Les investisseurs ont peu d'appétit
Si certains portefeuillistes aimeraient pouvoir étudier de nouvelles entreprises, la plupart des investisseurs individuels boudent encore les actions. Ainsi, en septembre seulement, 625 M$ sont sortis des fonds d'actions canadiens. Au cours des 57 derniers mois, c'était la 48e fois qu'il y a avait plus d'argent retiré que d'argent placé dans ces fonds.
" Les épargnants sont encore hantés par la crise financière et continuent de sortir des fonds d'actions ", commente M. Ouellet. Compte tenu du faible rendement des obligations gouvernementales, ils se tournent vers les obligations de sociétés, ce qui rend cet instrument attrayant pour les entreprises déjà en Bourse.
Mais il n'y a pas que les deux marchés baissiers en 10 ans et la crise financière qui ont échaudé les petits investisseurs. Plusieurs d'entre eux ont perdu de l'argent avec leurs placements lors de la première version du régime d'épargne-action (RÉA), dans les années 1980, ce qui a diminué beaucoup l'attrait de l'abri fiscal.

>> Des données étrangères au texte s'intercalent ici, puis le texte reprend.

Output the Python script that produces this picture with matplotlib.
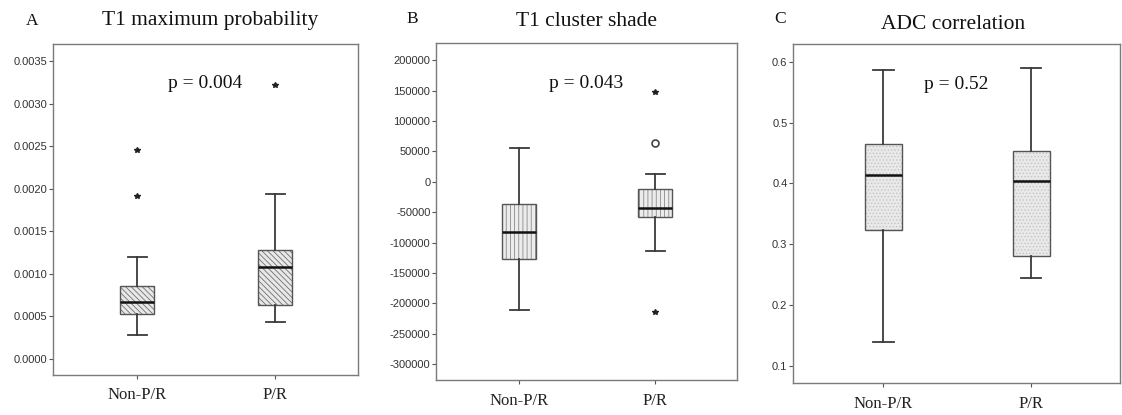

À l'époque, les sociétés qui ont brigué la Bourse ainsi que leurs courtiers ont été trop gourmands relativement au prix qu'ils établissaient pour les actions offertes lors des premiers appels publics à l'épargne, estime Alain Chung, vice-président exécutif de Claret.
" Le prix moyen des émissions était souvent de 30 % supérieur à la juste valeur de l'entreprise lors des émissions RÉA à la fin des années 1980 ", rappelle Sebastian van Berkom, pdg de Van Berkom et Associés, qui a analysé les cours des émissions à cette époque.
Après un moratoire de deux ans, le gouvernement du Québec est revenu à la charge en 2005 avec le programme Accro PME, remodelé et rebaptisé RÉA II en 2009. Jusqu'à maintenant, l'accueil du marché est tiède. " Le RÉA II n'a pas eu l'effet espéré. Quelques émetteurs ont pris la peine de qualifier leur titre (pour des émissions secondaires), mais essentiellement, cela a ajouté de l'attrait à des émissions qui auraient été faites de toute façon ", juge M. Mayr.